Plaza del Ayuntamiento. Presidida por el edificio que le da nombre y animada por restaurantes y, en verano, por numerosas terrazas, es el corazón de la ciudad antigua y punto de encuentro.

Jardín del Rey Danés. En la ladera de la colina de Toompea, es un rincón encantador y con muy buenas vistas.

Catedral Alexander Nevsky. De culto ortodoxo, muestra en su arquitectura una clara influencia rusa y domina la ciudad con sus cúpulas de color negro. Su construcción fue encargada por el zar Alejandro III y fue inaugurada en 1900.

Calle de la Pierna Larga. Una de las vías más emblemáticas y bonitas de la ciudad antigua, conecta el puerto con la colina de Toompea.

Kadriorg y Palacio de Pedro el Grande. En un precioso jardín se levanta el palacio del citado zar, de estilo barroco. En su interior, el Museo de Arte, donde se exhiben obras de artistas italianos, holandeses, alemanes, rusos... de los siglos XVI al XIX. Merece la pena pasear por los alrededores, donde se pueden ver elegantes mansiones de madera.

Ruinas del convento de Santa Brígida. En el barrio de Pirita, aunque presenta un estado ruinoso, el convento está rodeado de vegetación y con su fachada casi intacta, lo que resulta muy bello.

Museo de Arte Kumu. Se trata de uno de los edificios más modernos y originales de la ciudad de Tallin, con estructura de piedra caliza y cobre, y terminaciones redondeadas. Se terminó en el año 2006 y hoy acoge a la Galería Nacional y a un Centro de Arte Contemporáneo.

Museo de las Ocupaciones. Es un lugar idóneo para repasar la historia más reciente del país, según la versión de los propios estonios.

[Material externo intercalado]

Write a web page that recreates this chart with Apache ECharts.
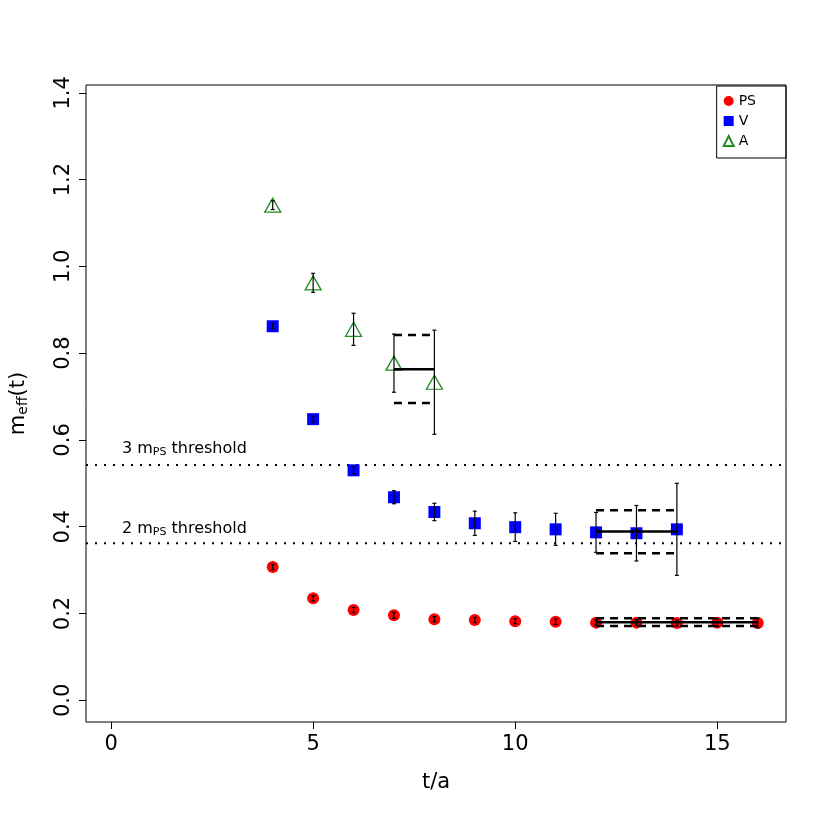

A través de objetos cotidianos, documentos escritos y archivos de imágenes, se recorren los años que van desde 1940 a 1991, es decir, los periodos de las ocupaciones nazi y soviética, y hasta la independencia.

Fuera de la ciudad:

Museo al Aire Libre de Rocca al Mare. Para conocer más sobre Estonia y su mundo rural, es recomendable acercarse al Museo al Aire Libre, situado a pocos kilómetros al noroeste del centro urbano, en la zona conocida como Rocca al Mare. Por un precioso bosque se levantan construcciones tradicionales, desde casas a molinos, pasando por un colegio o una taberna, características de diversas regiones de Estonia. Para darle mayor realismo, figurantes vestidos con los trajes propios del siglo XIX deambulan por el complejo. A la entrada del amplio recinto proporcionan un mapa muy práctico para ver todo sin perder el rumbo.

Parque Nacional Lahemaa. Es un espacio protegido que abarca sectores de costa y bosque. Además de bonitos paisajes, incluidas enormes rocas redondeadas traídas hace miles de años hasta el litoral estonio por el hielo procedente probablemente de Finlandia, el parque esconde mansiones abiertas hoy al público como museos, como la de Palmse.